====== Material ======
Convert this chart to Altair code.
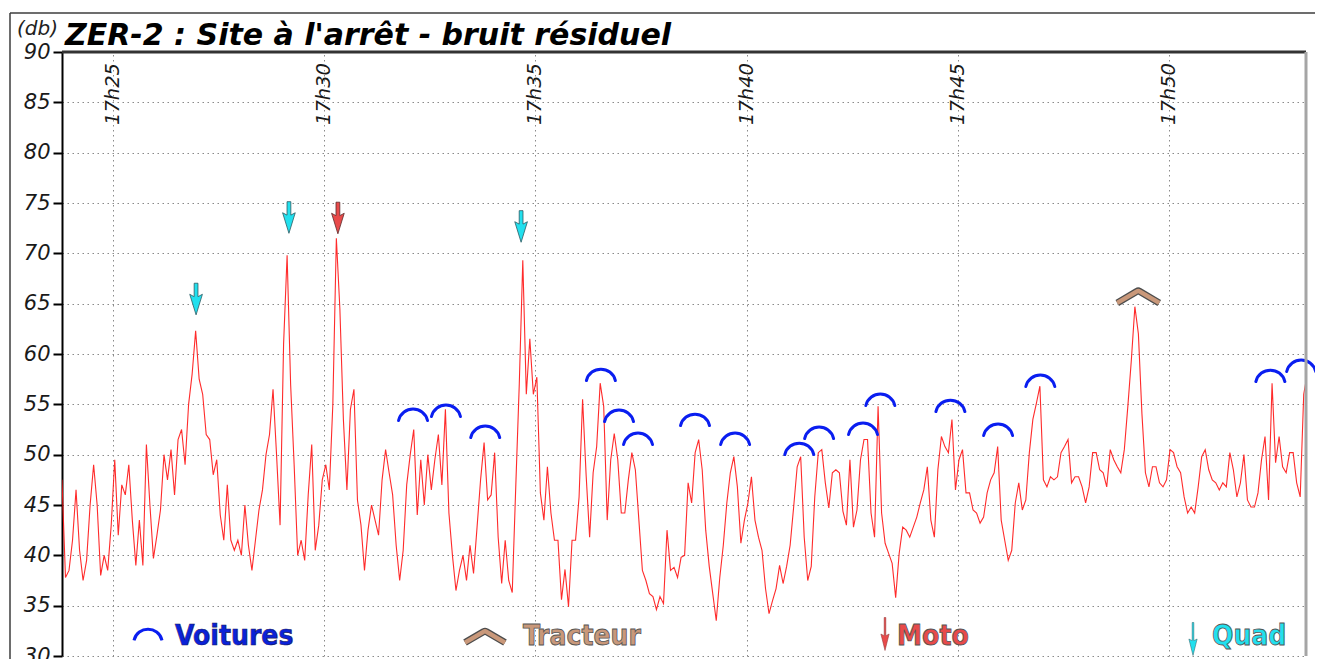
import altair as alt
import pandas as pd

# ---------------- data ----------------
START_MINUTE = 23 + 47 / 60          # 17h23:47 (minutes after 17h00)
STEP_SECONDS = 5

noise_db = [
    47.5, 37.8, 38.5, 41.5, 46.5, 40.5, 37.5, 39.5, 45, 49,
    45, 38, 40, 38.5, 43, 49.5, 42, 47, 46, 49,
    43.5, 39, 43.5, 39, 51, 45, 39.7, 42, 44.5, 50,
    47.5, 50.5, 46, 51.5, 52.5, 49, 55, 58, 62.3, 57.5,
    56, 52, 51.5, 48, 49.5, 44, 41.5, 47, 41.5, 40.5,
    41.5, 40, 45, 41, 38.5, 41.5, 44.5, 46.5, 50, 52,
    56.5, 50, 43, 61, 69.8, 57, 49, 40, 41.5, 39.5,
    46, 51, 40.5, 43, 47.5, 49, 46.5, 55, 71.5, 64.5,
    53.5, 46.5, 54.5, 56.5, 45.5, 43, 38.5, 42.5, 45,
    43.5, 42, 47.5, 50.5, 48.2, 46, 41, 37.5, 40.5, 47,
    50, 52.5, 44, 49.5, 45, 50, 46.5, 49.5, 52, 47,
    54.5, 44.2, 40, 36.5, 38.5, 40, 37.5, 41, 38.2, 42.8,
    47.5, 51.2, 45.5, 46, 50.2, 41.8, 37.2, 41.5, 37.5, 36.3,
    46.8, 57, 69.3, 56, 61.5, 56, 57.7, 46.2, 43.5, 48.8,
    44.2, 41.5, 41.5, 35.6, 38.6, 34.9, 41.5, 41.5, 45.8, 55.5,
    48, 41.8, 48.2, 50.8, 57.1, 54.8, 43.5, 49.5, 52.1, 49.5,
    44.2, 44.2, 47.5, 50.2, 48.5, 43.5, 38.5, 37.5, 36.2, 35.9,
    34.6, 35.9, 35.2, 42.5, 38.5, 38.8, 37.8, 39.8,
    40, 47.2, 45.2, 50.2, 51.5, 48.5, 42.5, 38.9, 36.2, 33.5,
    37.8, 41, 45.2, 48.2, 49.8, 46.8, 41.2, 43.5, 45.2, 47.8,
    43.5, 41.8, 40.5, 36.7, 34.2, 35.5, 36.7, 39, 37.2, 38.9,
    41, 44.8, 48.8, 49.8, 41.8, 37.5, 38.9, 45.8, 50.2, 50.5,
    47.2, 44.7, 48.2, 48.5, 48.2, 44.4, 43, 49.5, 42.8, 44.5,
    49.5, 51.5, 51.5, 44.2, 41.8, 54.8, 44.2, 41.2, 40.2, 39.2,
    35.8, 40.2, 42.8, 42.5, 41.8, 42.8, 43.8, 45.2, 46.5, 48.8,
    43.5, 41.8, 48.5, 51.8, 50.8, 50.2, 53.5, 46.5, 49.5, 50.5,
    46.2, 46.2, 44.5, 44.2, 43.2, 43.8, 46.2, 47.5, 48.2,
    50.8, 43.5, 41.5, 39.5, 40.5, 45.2, 47.2, 44.5, 45.5, 50.2,
    53.5, 55.1, 56.8, 47.5, 46.8, 47.8, 47.5, 47.8, 50.2, 50.8,
    51.5, 47.2, 47.8, 47.8, 46.8, 45.2, 46.8, 50.2, 50.2, 48.5,
    48.2, 46.8, 50.5, 49.5, 48.8, 48.2, 50.5, 54.8, 59.4, 64.7,
    62, 54.1, 48.2, 46.8, 48.8, 48.8, 47.2, 46.8, 47.5, 50.5,
    50.2, 48.8, 48.2, 45.8, 44.2, 44.8, 44.2, 46.8, 49.8, 50.5,
    48.5, 47.5, 47.2, 46.5, 47.2, 46.8, 50.2, 48.5, 45.8, 47.2,
    50, 45.5, 44.8, 44.8, 46.2, 49.5, 51.8, 45.5, 57.1, 49.2,
    51.8, 48.8, 48.2, 50.2, 50.2, 47.2, 45.8, 56, 58,
]
minutes = [START_MINUTE + i * STEP_SECONDS / 60 for i in range(len(noise_db))]

tick_minutes = [25, 30, 35, 40, 45, 50]
tick_labels = ["17h25", "17h30", "17h35", "17h40", "17h45", "17h50"]
y_ticks = [30, 35, 40, 45, 50, 55, 60, 65, 70, 75, 80, 85, 90]

car_minutes = [32.10, 32.88, 33.81, 36.55, 36.98, 37.43, 38.78, 39.73, 41.25,
               41.72, 42.76, 43.17, 44.83, 45.96, 46.96, 52.41, 53.14]
car_db = [54.04, 54.44, 52.35, 58.01, 53.94, 51.66, 53.54, 51.66, 50.66,
          52.25, 52.65, 55.53, 54.93, 52.55, 57.42, 57.91, 58.91]
tractor_minutes = [49.28]
tractor_db = [65.66]
moto_minutes = [30.32]
moto_db = [73.51]
quad_minutes = [26.96, 29.16, 34.66]
quad_db = [65.46, 73.56, 72.67]

title_text = "ZER-2 : Site à l'arrêt - bruit résiduel"
unit_text = "(db)"

# ---------------- layout / style ----------------
W, H = 1244, 604
X_DOMAIN = [23.784, 53.254]
Y_DOMAIN = [30, 90]
FONT = "DejaVu Sans"
LEG_FONT = "DejaVu Sans Condensed, Liberation Sans Narrow, DejaVu Sans"

ARC = "M-1,0.45C-0.75,-0.6,0.75,-0.6,1,0.45"
CHEVRON = "M-1,0.28L-0.06,-0.27Q0,-0.31,0.06,-0.27L1,0.28"
ARROW = "M-0.12,-1L0.12,-1L0.12,-0.15L0.4,-0.3L0,1L-0.4,-0.3L-0.12,-0.15Z"
THIN_ARROW = "M-0.05,-1L0.05,-1L0.05,0.1L0.25,0.0L0,1L-0.25,0.0L-0.05,0.1Z"

xs = alt.Scale(domain=X_DOMAIN, nice=False, zero=False)
ys = alt.Scale(domain=Y_DOMAIN, nice=False, zero=False)
x_axis = alt.Axis(values=tick_minutes, grid=True, gridColor="#8a8a8a", gridDash=[1.5, 3.5],
                  gridWidth=1, labels=False, ticks=False, domain=False, title=None, orient="top")
y_axis = alt.Axis(values=y_ticks, grid=True, gridColor="#8a8a8a", gridDash=[1.5, 3.5], gridWidth=1,
                  labelFont=FONT, labelFontStyle="italic", labelFontSize=21, labelColor="#1a1a1a",
                  labelPadding=3, tickColor="#000", tickSize=9, tickWidth=2,
                  domainColor="#000", domainWidth=2, title=None)
X = alt.X("minute:Q", scale=xs, axis=x_axis)
Y = alt.Y("db:Q", scale=ys, axis=y_axis)

series = pd.DataFrame({"minute": minutes, "db": noise_db})
cars = pd.DataFrame({"minute": car_minutes, "db": car_db})
tractors = pd.DataFrame({"minute": tractor_minutes, "db": tractor_db})
motos = pd.DataFrame({"minute": moto_minutes, "db": moto_db})
quads = pd.DataFrame({"minute": quad_minutes, "db": quad_db})
ticks_df = pd.DataFrame({"minute": tick_minutes, "label": tick_labels})
one = pd.DataFrame({"k": [0]})

line = alt.Chart(series).mark_line(color="#ff1414", strokeWidth=1.1, opacity=0.9, clip=True,
                                   interpolate="linear").encode(x=X, y=Y)

time_labels = alt.Chart(ticks_df).mark_text(
    angle=270, align="right", baseline="middle", font=FONT, fontStyle="italic",
    fontSize=19.5, color="#1a1a1a"
).encode(x=X, y=alt.value(11), text="label:N")

car_marks = alt.Chart(cars).mark_point(
    shape=ARC, filled=False, stroke="#0a1ef0", strokeWidth=3, size=841, opacity=1,
    strokeCap="round"
).encode(x=X, y=Y)

tractor_out = alt.Chart(tractors).mark_point(
    shape=CHEVRON, filled=False, stroke="#4d4d4d", strokeWidth=7, size=1764, opacity=1
).encode(x=X, y=Y)
tractor_in = alt.Chart(tractors).mark_point(
    shape=CHEVRON, filled=False, stroke="#c9987a", strokeWidth=4.5, size=1764, opacity=1
).encode(x=X, y=Y)

moto_marks = alt.Chart(motos).mark_point(
    shape=ARROW, filled=True, fill="#e84a4a", stroke="#5a2a2a", strokeWidth=0.8, size=1000, opacity=1
).encode(x=X, y=Y)
quad_marks = alt.Chart(quads).mark_point(
    shape=ARROW, filled=True, fill="#22e0ee", stroke="#2c5a62", strokeWidth=0.8, size=1000, opacity=1
).encode(x=X, y=Y)


def rule(x, y, x2=None, y2=None, color="#444", width=1.5):
    enc = {"x": alt.value(x), "y": alt.value(y)}
    if x2 is not None:
        enc["x2"] = alt.value(x2)
    if y2 is not None:
        enc["y2"] = alt.value(y2)
    return alt.Chart(one).mark_rule(color=color, strokeWidth=width).encode(**enc)


def text(t, x, y, size, color, weight="normal", style="normal", font=FONT, stroke=None, sw=0):
    kw = dict(text=t, align="left", baseline="alphabetic", font=font, fontSize=size,
              fontWeight=weight, fontStyle=style, fill=color)
    if stroke:
        kw.update(stroke=stroke, strokeWidth=sw)
    return alt.Chart(one).mark_text(**kw).encode(x=alt.value(x), y=alt.value(y))


def sym(shape, x, y, size, fill=None, stroke=None, sw=1):
    kw = dict(shape=shape, size=size, opacity=1)
    if fill:
        kw.update(filled=True, fill=fill)
    else:
        kw.update(filled=False)
    if stroke:
        kw.update(stroke=stroke, strokeWidth=sw)
    return alt.Chart(one).mark_point(**kw).encode(x=alt.value(x), y=alt.value(y))


frames = [
    rule(-52, -39, x2=1253, color="#3c3c3c", width=1.5),
    rule(-52, -39, y2=620, color="#3c3c3c", width=1.5),
    rule(0, 0, x2=W, color="#333", width=3),
    rule(W, 0, y2=H, color="#a5a5a5", width=3),
]

legend = [
    sym(ARC, 86, 582, 784, stroke="#0a1ef0", sw=3),
    text("Voitures", 113, 593, 28, "#0a22d8", weight="bold", font=LEG_FONT, stroke="#1a1a5a", sw=0.6),
    sym(CHEVRON, 423, 585, 1600, stroke="#4d4d4d", sw=7),
    sym(CHEVRON, 423, 585, 1600, stroke="#c9987a", sw=4.5),
    text("Tracteur", 461, 593, 28, "#c9987a", weight="bold", font=LEG_FONT, stroke="#555", sw=0.8),
    sym(THIN_ARROW, 823, 582, 1089, fill="#e84a4a", stroke="#8a3030", sw=0.5),
    text("Moto", 835, 593, 28, "#e84a4a", weight="bold", font=LEG_FONT, stroke="#555", sw=0.8),
    sym(THIN_ARROW, 1131, 587, 1089, fill="#22e0ee", stroke="#2c5a62", sw=0.5),
    text("Quad", 1150, 593, 28, "#22e0ee", weight="bold", font=LEG_FONT, stroke="#555", sw=0.8),
]

titles = [
    text(title_text, 3, -7, 30, "#000", weight="bold", style="italic"),
    text(unit_text, -45, -17, 20, "#222", style="italic"),
]

chart = alt.layer(
    line, time_labels, car_marks, tractor_out, tractor_in, moto_marks, quad_marks,
    *frames, *legend, *titles
).properties(
    width=W, height=H,
    padding={"left": 54, "top": 44, "right": 9, "bottom": 3},
    autosize=alt.AutoSizeParams(type="none"),
).configure_view(stroke=None)

chart.save("out.html", embed_options={"renderer": "svg", "actions": False})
======
■ Short exercise
Leave out any pictures and return exactly the lines from the beginning of the data through the line with "STEP_SECONDS = 5", inclusive.

■ Answer to the task
Convert this chart to Altair code.
import altair as alt
import pandas as pd

# ---------------- data ----------------
START_MINUTE = 23 + 47 / 60          # 17h23:47 (minutes after 17h00)
STEP_SECONDS = 5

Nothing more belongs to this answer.